Tesla shares dip as it cuts prices amid demand fears
No sooner did Elon Musk put a raucous 2018 behind him than a new worry erupted for Tesla: a potential ceiling in demand for its cars.
Tesla’s shares plunged on the first day of 2019 trading after the company unexpectedly announced it was cutting prices by $2,000.
The move, designed to partially offset a reduction in the US federal tax credit for its electric vehicles, underscored the key challenge in what is likely to be a pivotal year for the firm and its CEO. The carmaker also said fourth-quarter deliveries fell short of analysts’ estimates.
The 63,150 Model 3s handed over to customers trailed the roughly 63,700 average analyst projection.
Tesla said more than three-quarters of orders in the final three months were from new customers, rather than reservation holders. That suggests many consumers are still waiting to buy versions of the vehicle at the long-promised $35,000 sticker price.
“This was a good quarter in terms of production ramp and strong underlying demand, but Tesla came up shy of bull expectations and this will be the focus of the street,” Daniel Ives, an analyst at Wedbush Securities, said.
Tesla shares fell as much as 10pc to $298.80 as of 10.30am in New York. The stock advanced 6.9pc last year while most other car manufacturers dropped. The electric-car maker’s 5.3pc junk bonds due in 2025 were the biggest decliners in the market yesterday morning. The bonds slipped two cents on the dollar to 85.5 cents, the largest drop since September.

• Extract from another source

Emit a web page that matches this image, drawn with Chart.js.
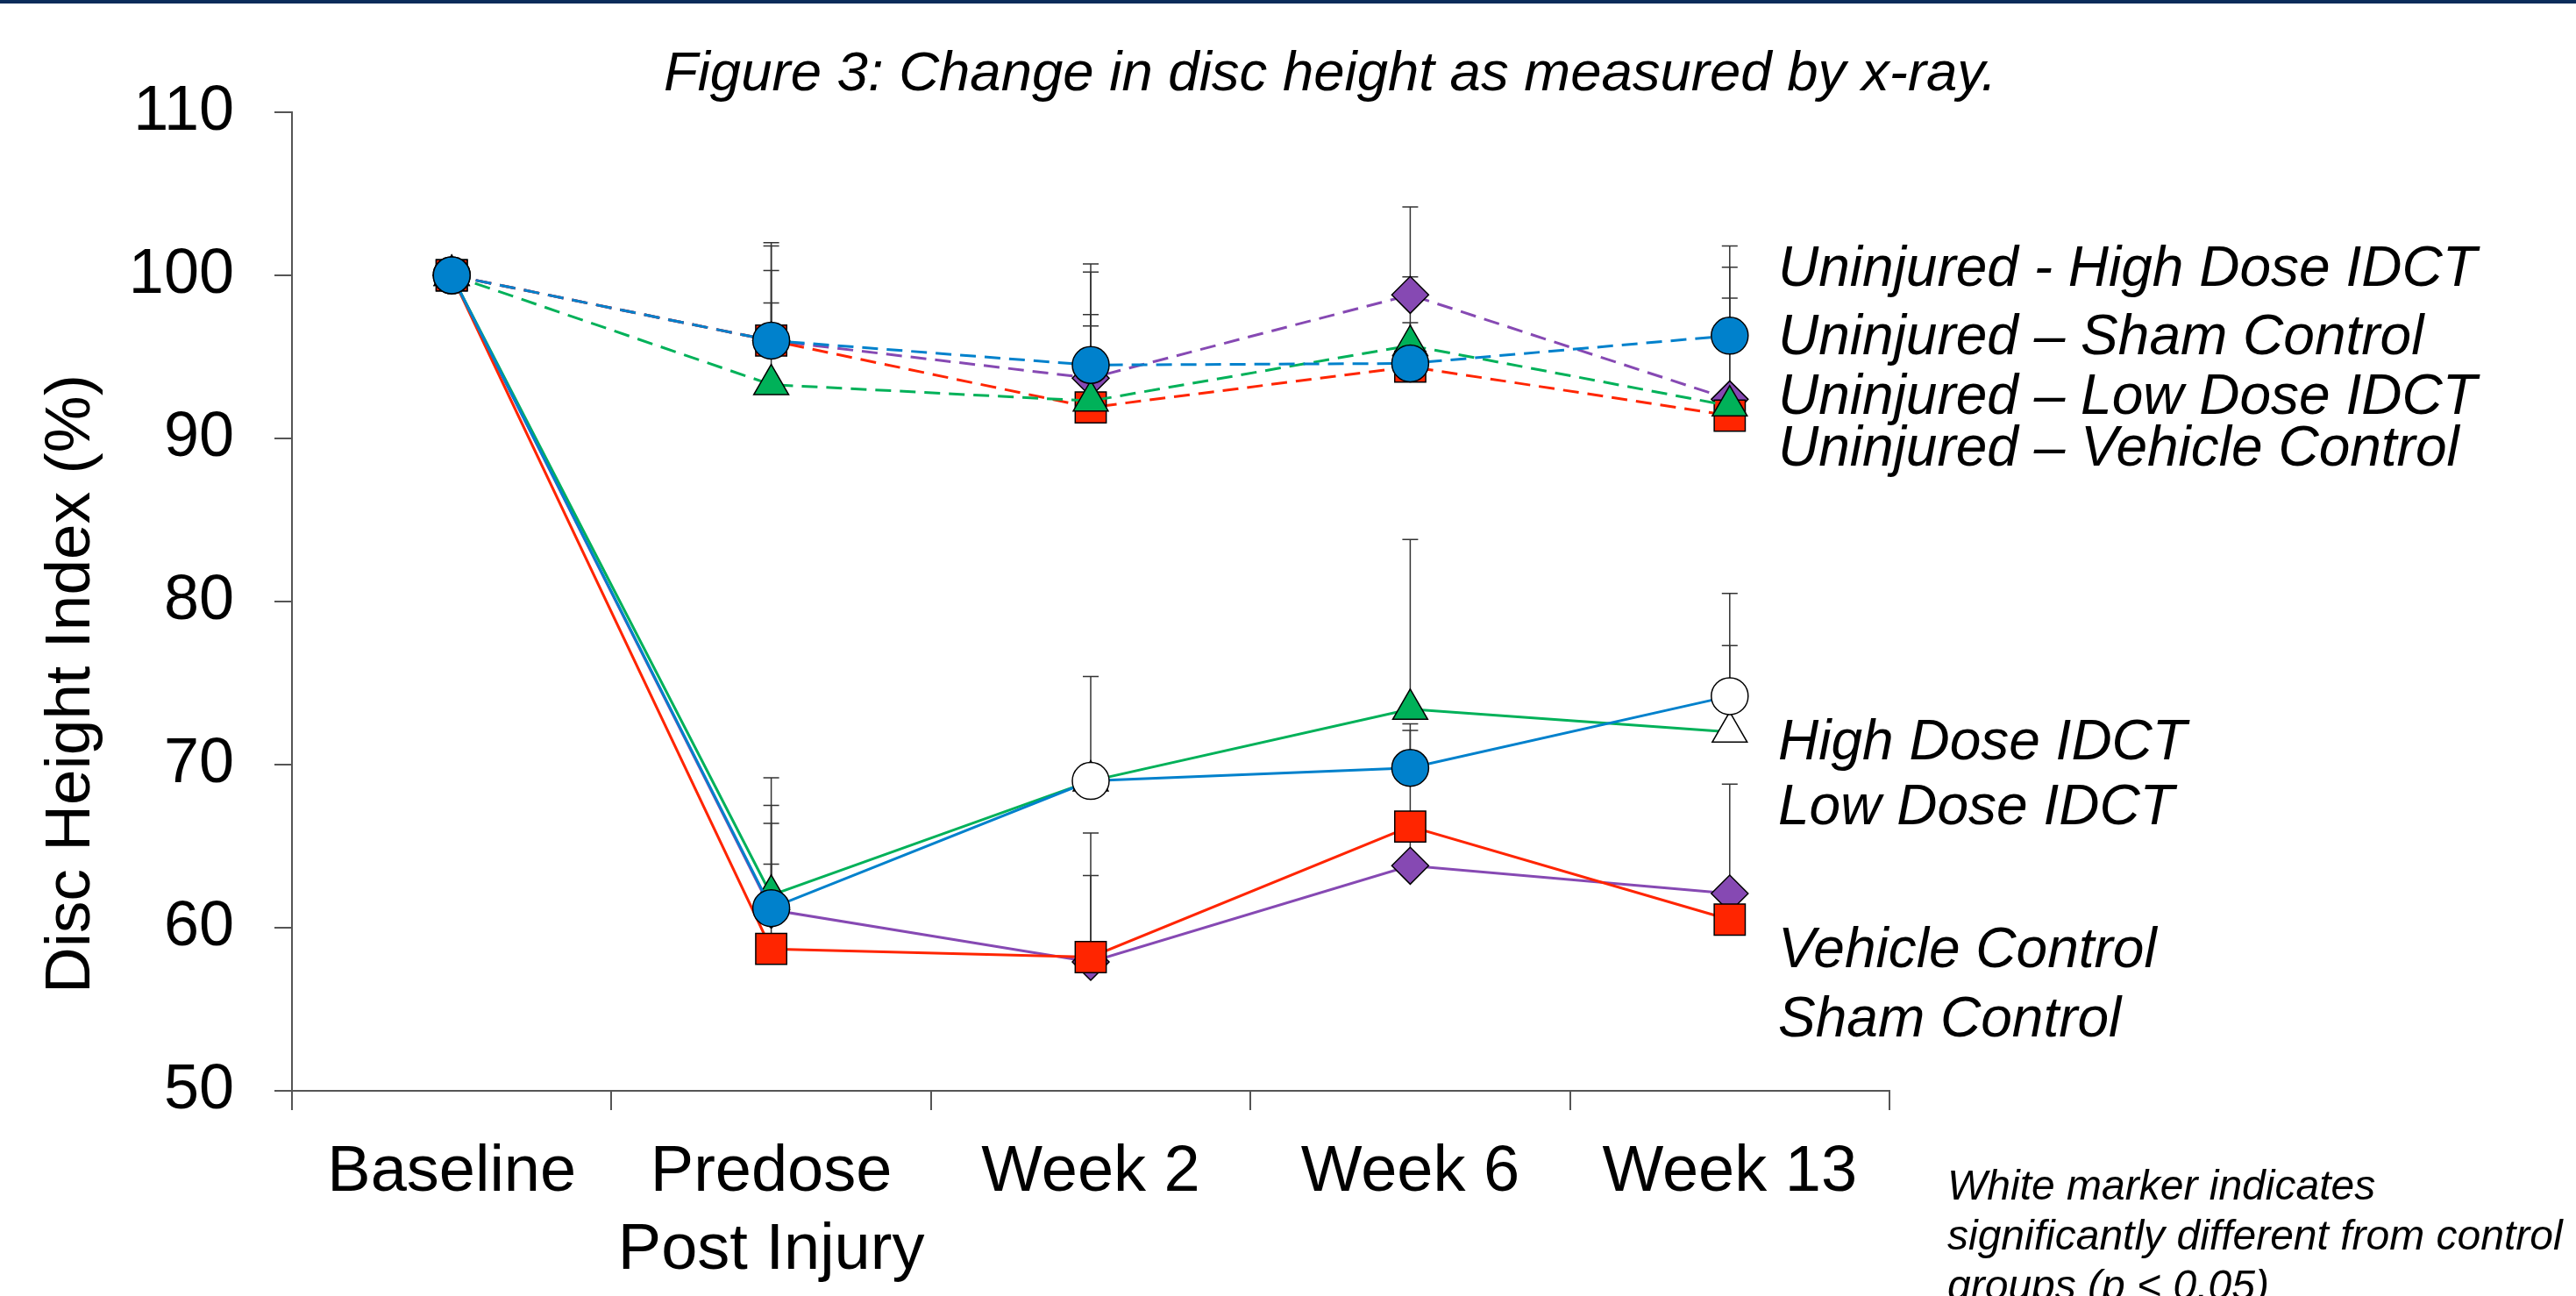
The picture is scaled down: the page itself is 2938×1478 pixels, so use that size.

It’ll be a few more weeks before Tesla confirms whether it was profitable for a second consecutive quarter.
But the company’s ability to sustain a higher level of production – it built 61,394 Model 3s and 86,555 vehicles total in the last three months – will go a long way toward that goal.
Musk said back in October that Tesla turning its attention to filling Model 3 orders in Europe and China early this year would help pick up any slack in demand once US buyers lose the full $7,500 federal tax credit.
But customers in those markets still have several weeks to wait, with the company now saying those deliveries will start in February.
Tesla fell just short of its target to deliver 100,000 of its more expensive Model S and Model X vehicles for the year, selling 99,394 units.
Still, James Albertine, an analyst at Consumer Edge Research, said yesterday’s selloff represented an overreaction.
“The optics of this decision are weighing on shares, which is not surprising,” Mr Albertine, who has the equivalent of a hold rating on Tesla shares, wrote in a note to clients. “To us, demand is not an issue, nor is EV competition to this point.”